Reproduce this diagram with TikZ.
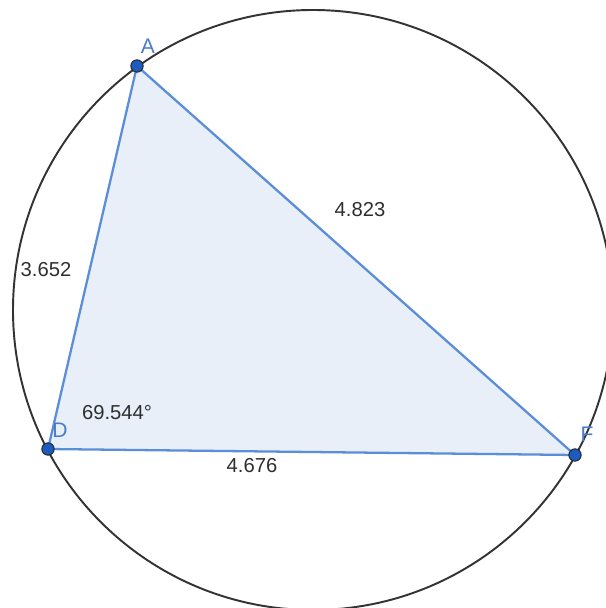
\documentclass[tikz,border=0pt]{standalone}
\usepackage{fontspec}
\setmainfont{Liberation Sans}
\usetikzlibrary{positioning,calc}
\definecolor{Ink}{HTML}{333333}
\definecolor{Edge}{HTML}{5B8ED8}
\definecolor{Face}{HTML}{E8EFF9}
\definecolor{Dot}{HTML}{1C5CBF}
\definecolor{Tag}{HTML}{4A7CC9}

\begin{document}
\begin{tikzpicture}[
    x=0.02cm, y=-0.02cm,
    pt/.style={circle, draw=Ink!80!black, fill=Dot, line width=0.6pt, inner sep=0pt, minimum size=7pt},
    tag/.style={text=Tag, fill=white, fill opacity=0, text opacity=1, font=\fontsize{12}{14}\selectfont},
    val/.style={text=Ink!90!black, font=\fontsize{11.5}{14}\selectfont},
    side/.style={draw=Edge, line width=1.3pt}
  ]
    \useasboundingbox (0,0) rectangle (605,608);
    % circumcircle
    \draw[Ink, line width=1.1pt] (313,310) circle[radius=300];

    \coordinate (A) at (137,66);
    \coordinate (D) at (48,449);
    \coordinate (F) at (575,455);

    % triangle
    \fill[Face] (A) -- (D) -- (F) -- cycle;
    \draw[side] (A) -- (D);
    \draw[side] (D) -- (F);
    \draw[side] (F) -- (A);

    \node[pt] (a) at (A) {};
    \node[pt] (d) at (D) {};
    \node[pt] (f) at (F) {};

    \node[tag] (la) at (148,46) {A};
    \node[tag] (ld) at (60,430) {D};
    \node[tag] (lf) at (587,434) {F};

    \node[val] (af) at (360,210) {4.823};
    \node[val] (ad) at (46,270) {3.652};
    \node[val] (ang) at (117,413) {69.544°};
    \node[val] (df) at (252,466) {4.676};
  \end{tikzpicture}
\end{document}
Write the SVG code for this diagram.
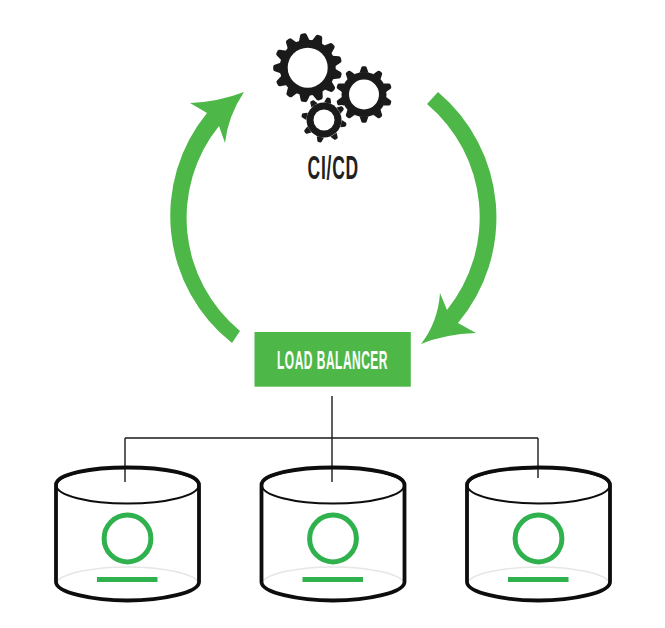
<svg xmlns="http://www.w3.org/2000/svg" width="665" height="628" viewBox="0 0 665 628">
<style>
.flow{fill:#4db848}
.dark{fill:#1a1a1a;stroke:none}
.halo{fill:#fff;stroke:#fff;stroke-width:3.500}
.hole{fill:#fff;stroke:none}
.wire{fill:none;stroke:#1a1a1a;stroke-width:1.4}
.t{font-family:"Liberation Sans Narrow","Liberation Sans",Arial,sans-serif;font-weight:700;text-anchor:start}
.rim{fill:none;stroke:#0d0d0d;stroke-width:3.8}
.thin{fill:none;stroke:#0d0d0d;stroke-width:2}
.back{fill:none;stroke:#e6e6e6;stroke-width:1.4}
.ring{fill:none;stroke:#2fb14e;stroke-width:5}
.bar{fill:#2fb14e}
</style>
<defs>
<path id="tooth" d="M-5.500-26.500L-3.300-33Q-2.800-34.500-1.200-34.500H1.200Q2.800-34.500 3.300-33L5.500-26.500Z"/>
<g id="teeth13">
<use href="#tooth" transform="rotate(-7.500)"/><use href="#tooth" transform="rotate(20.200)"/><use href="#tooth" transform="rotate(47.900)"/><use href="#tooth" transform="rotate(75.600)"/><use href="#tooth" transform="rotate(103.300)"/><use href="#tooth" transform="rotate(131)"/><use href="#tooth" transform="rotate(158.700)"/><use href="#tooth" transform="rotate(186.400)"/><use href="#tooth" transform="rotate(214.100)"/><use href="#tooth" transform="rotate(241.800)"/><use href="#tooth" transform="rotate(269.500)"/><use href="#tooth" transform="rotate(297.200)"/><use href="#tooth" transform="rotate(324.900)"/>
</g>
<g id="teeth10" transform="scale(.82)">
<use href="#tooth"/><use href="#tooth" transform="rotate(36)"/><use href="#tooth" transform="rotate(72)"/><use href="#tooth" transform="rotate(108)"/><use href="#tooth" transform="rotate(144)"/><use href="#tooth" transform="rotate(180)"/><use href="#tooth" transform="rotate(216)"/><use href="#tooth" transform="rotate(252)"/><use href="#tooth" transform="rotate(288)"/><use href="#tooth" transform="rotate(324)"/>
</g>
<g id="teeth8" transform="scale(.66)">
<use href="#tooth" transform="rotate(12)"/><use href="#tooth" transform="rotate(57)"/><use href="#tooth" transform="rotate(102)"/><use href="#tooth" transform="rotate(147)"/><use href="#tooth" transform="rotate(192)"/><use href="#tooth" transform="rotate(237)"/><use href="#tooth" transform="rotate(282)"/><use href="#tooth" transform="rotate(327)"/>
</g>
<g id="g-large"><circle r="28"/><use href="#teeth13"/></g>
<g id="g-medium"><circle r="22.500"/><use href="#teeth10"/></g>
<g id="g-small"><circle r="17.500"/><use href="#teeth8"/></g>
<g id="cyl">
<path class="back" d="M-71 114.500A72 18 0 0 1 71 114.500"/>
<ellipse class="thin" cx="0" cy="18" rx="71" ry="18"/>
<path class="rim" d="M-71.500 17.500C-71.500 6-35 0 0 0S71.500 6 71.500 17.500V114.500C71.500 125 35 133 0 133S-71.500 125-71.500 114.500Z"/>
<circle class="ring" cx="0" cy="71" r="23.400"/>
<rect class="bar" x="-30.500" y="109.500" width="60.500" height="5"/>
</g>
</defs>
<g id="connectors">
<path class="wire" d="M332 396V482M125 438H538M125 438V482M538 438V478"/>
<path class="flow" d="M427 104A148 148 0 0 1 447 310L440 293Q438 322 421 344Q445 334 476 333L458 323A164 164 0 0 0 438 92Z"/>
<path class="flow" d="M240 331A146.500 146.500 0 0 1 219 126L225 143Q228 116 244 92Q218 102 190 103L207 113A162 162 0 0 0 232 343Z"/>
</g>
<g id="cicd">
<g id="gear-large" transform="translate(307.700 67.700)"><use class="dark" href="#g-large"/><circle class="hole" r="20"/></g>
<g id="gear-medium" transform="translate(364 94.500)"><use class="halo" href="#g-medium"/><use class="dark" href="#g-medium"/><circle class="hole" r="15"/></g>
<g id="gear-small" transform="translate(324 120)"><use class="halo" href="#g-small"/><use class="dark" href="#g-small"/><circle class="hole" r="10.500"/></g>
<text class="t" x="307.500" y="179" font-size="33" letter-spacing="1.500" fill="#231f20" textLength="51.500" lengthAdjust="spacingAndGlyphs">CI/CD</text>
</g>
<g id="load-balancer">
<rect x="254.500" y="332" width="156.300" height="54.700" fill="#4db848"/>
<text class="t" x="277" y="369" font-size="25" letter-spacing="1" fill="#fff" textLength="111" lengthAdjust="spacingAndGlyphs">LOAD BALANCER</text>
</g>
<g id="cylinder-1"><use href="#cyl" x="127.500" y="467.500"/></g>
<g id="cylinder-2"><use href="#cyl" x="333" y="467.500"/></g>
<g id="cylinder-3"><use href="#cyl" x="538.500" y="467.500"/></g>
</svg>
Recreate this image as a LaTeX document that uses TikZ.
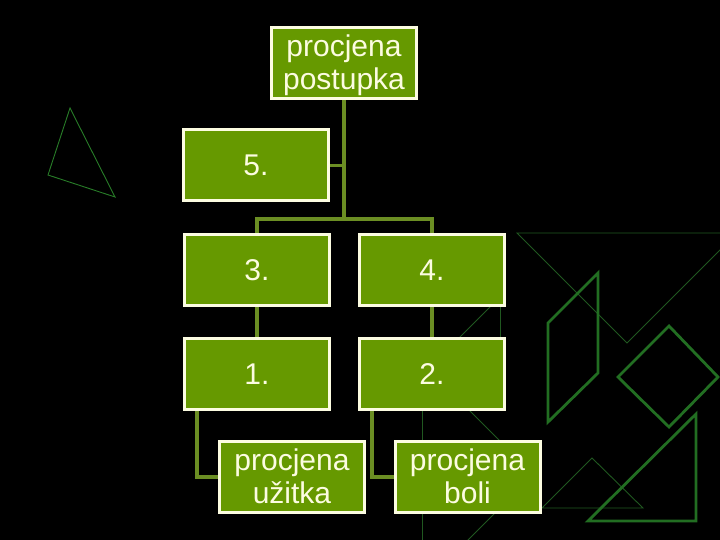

Aim of the task -
Output an exact copy of the material, with the pictures removed.

Answer to this exercise -
Reproduce this diagram with TikZ.
\documentclass[tikz,border=0pt]{standalone}
\usepackage{fontspec}
\setmainfont{Liberation Sans}
\usetikzlibrary{positioning,calc}
\definecolor{Ink}{HTML}{333333}
\definecolor{Edge}{HTML}{5B8ED8}
\definecolor{Face}{HTML}{E8EFF9}
\definecolor{Dot}{HTML}{1C5CBF}
\definecolor{Tag}{HTML}{4A7CC9}

\begin{document}
\begin{tikzpicture}[
    x=0.02cm, y=-0.02cm,
    pt/.style={circle, draw=Ink!80!black, fill=Dot, line width=0.6pt, inner sep=0pt, minimum size=7pt},
    tag/.style={text=Tag, fill=white, fill opacity=0, text opacity=1, font=\fontsize{12}{14}\selectfont},
    val/.style={text=Ink!90!black, font=\fontsize{11.5}{14}\selectfont},
    side/.style={draw=Edge, line width=1.3pt}
  ]
    \useasboundingbox (0,0) rectangle (605,608);
    % circumcircle
    \draw[Ink, line width=1.1pt] (313,310) circle[radius=300];

    \coordinate (A) at (137,66);
    \coordinate (D) at (48,449);
    \coordinate (F) at (575,455);

    % triangle
    \fill[Face] (A) -- (D) -- (F) -- cycle;
    \draw[side] (A) -- (D);
    \draw[side] (D) -- (F);
    \draw[side] (F) -- (A);

    \node[pt] (a) at (A) {};
    \node[pt] (d) at (D) {};
    \node[pt] (f) at (F) {};

    \node[tag] (la) at (148,46) {A};
    \node[tag] (ld) at (60,430) {D};
    \node[tag] (lf) at (587,434) {F};

    \node[val] (af) at (360,210) {4.823};
    \node[val] (ad) at (46,270) {3.652};
    \node[val] (ang) at (117,413) {69.544°};
    \node[val] (df) at (252,466) {4.676};
  \end{tikzpicture}
\end{document}
Write the SVG code for this diagram.
<svg xmlns="http://www.w3.org/2000/svg" width="665" height="628" viewBox="0 0 665 628">
<style>
.flow{fill:#4db848}
.dark{fill:#1a1a1a;stroke:none}
.halo{fill:#fff;stroke:#fff;stroke-width:3.500}
.hole{fill:#fff;stroke:none}
.wire{fill:none;stroke:#1a1a1a;stroke-width:1.4}
.t{font-family:"Liberation Sans Narrow","Liberation Sans",Arial,sans-serif;font-weight:700;text-anchor:start}
.rim{fill:none;stroke:#0d0d0d;stroke-width:3.8}
.thin{fill:none;stroke:#0d0d0d;stroke-width:2}
.back{fill:none;stroke:#e6e6e6;stroke-width:1.4}
.ring{fill:none;stroke:#2fb14e;stroke-width:5}
.bar{fill:#2fb14e}
</style>
<defs>
<path id="tooth" d="M-5.500-26.500L-3.300-33Q-2.800-34.500-1.200-34.500H1.200Q2.800-34.500 3.300-33L5.500-26.500Z"/>
<g id="teeth13">
<use href="#tooth" transform="rotate(-7.500)"/><use href="#tooth" transform="rotate(20.200)"/><use href="#tooth" transform="rotate(47.900)"/><use href="#tooth" transform="rotate(75.600)"/><use href="#tooth" transform="rotate(103.300)"/><use href="#tooth" transform="rotate(131)"/><use href="#tooth" transform="rotate(158.700)"/><use href="#tooth" transform="rotate(186.400)"/><use href="#tooth" transform="rotate(214.100)"/><use href="#tooth" transform="rotate(241.800)"/><use href="#tooth" transform="rotate(269.500)"/><use href="#tooth" transform="rotate(297.200)"/><use href="#tooth" transform="rotate(324.900)"/>
</g>
<g id="teeth10" transform="scale(.82)">
<use href="#tooth"/><use href="#tooth" transform="rotate(36)"/><use href="#tooth" transform="rotate(72)"/><use href="#tooth" transform="rotate(108)"/><use href="#tooth" transform="rotate(144)"/><use href="#tooth" transform="rotate(180)"/><use href="#tooth" transform="rotate(216)"/><use href="#tooth" transform="rotate(252)"/><use href="#tooth" transform="rotate(288)"/><use href="#tooth" transform="rotate(324)"/>
</g>
<g id="teeth8" transform="scale(.66)">
<use href="#tooth" transform="rotate(12)"/><use href="#tooth" transform="rotate(57)"/><use href="#tooth" transform="rotate(102)"/><use href="#tooth" transform="rotate(147)"/><use href="#tooth" transform="rotate(192)"/><use href="#tooth" transform="rotate(237)"/><use href="#tooth" transform="rotate(282)"/><use href="#tooth" transform="rotate(327)"/>
</g>
<g id="g-large"><circle r="28"/><use href="#teeth13"/></g>
<g id="g-medium"><circle r="22.500"/><use href="#teeth10"/></g>
<g id="g-small"><circle r="17.500"/><use href="#teeth8"/></g>
<g id="cyl">
<path class="back" d="M-71 114.500A72 18 0 0 1 71 114.500"/>
<ellipse class="thin" cx="0" cy="18" rx="71" ry="18"/>
<path class="rim" d="M-71.500 17.500C-71.500 6-35 0 0 0S71.500 6 71.500 17.500V114.500C71.500 125 35 133 0 133S-71.500 125-71.500 114.500Z"/>
<circle class="ring" cx="0" cy="71" r="23.400"/>
<rect class="bar" x="-30.500" y="109.500" width="60.500" height="5"/>
</g>
</defs>
<g id="connectors">
<path class="wire" d="M332 396V482M125 438H538M125 438V482M538 438V478"/>
<path class="flow" d="M427 104A148 148 0 0 1 447 310L440 293Q438 322 421 344Q445 334 476 333L458 323A164 164 0 0 0 438 92Z"/>
<path class="flow" d="M240 331A146.500 146.500 0 0 1 219 126L225 143Q228 116 244 92Q218 102 190 103L207 113A162 162 0 0 0 232 343Z"/>
</g>
<g id="cicd">
<g id="gear-large" transform="translate(307.700 67.700)"><use class="dark" href="#g-large"/><circle class="hole" r="20"/></g>
<g id="gear-medium" transform="translate(364 94.500)"><use class="halo" href="#g-medium"/><use class="dark" href="#g-medium"/><circle class="hole" r="15"/></g>
<g id="gear-small" transform="translate(324 120)"><use class="halo" href="#g-small"/><use class="dark" href="#g-small"/><circle class="hole" r="10.500"/></g>
<text class="t" x="307.500" y="179" font-size="33" letter-spacing="1.500" fill="#231f20" textLength="51.500" lengthAdjust="spacingAndGlyphs">CI/CD</text>
</g>
<g id="load-balancer">
<rect x="254.500" y="332" width="156.300" height="54.700" fill="#4db848"/>
<text class="t" x="277" y="369" font-size="25" letter-spacing="1" fill="#fff" textLength="111" lengthAdjust="spacingAndGlyphs">LOAD BALANCER</text>
</g>
<g id="cylinder-1"><use href="#cyl" x="127.500" y="467.500"/></g>
<g id="cylinder-2"><use href="#cyl" x="333" y="467.500"/></g>
<g id="cylinder-3"><use href="#cyl" x="538.500" y="467.500"/></g>
</svg>
Recreate this image as a LaTeX document that uses TikZ.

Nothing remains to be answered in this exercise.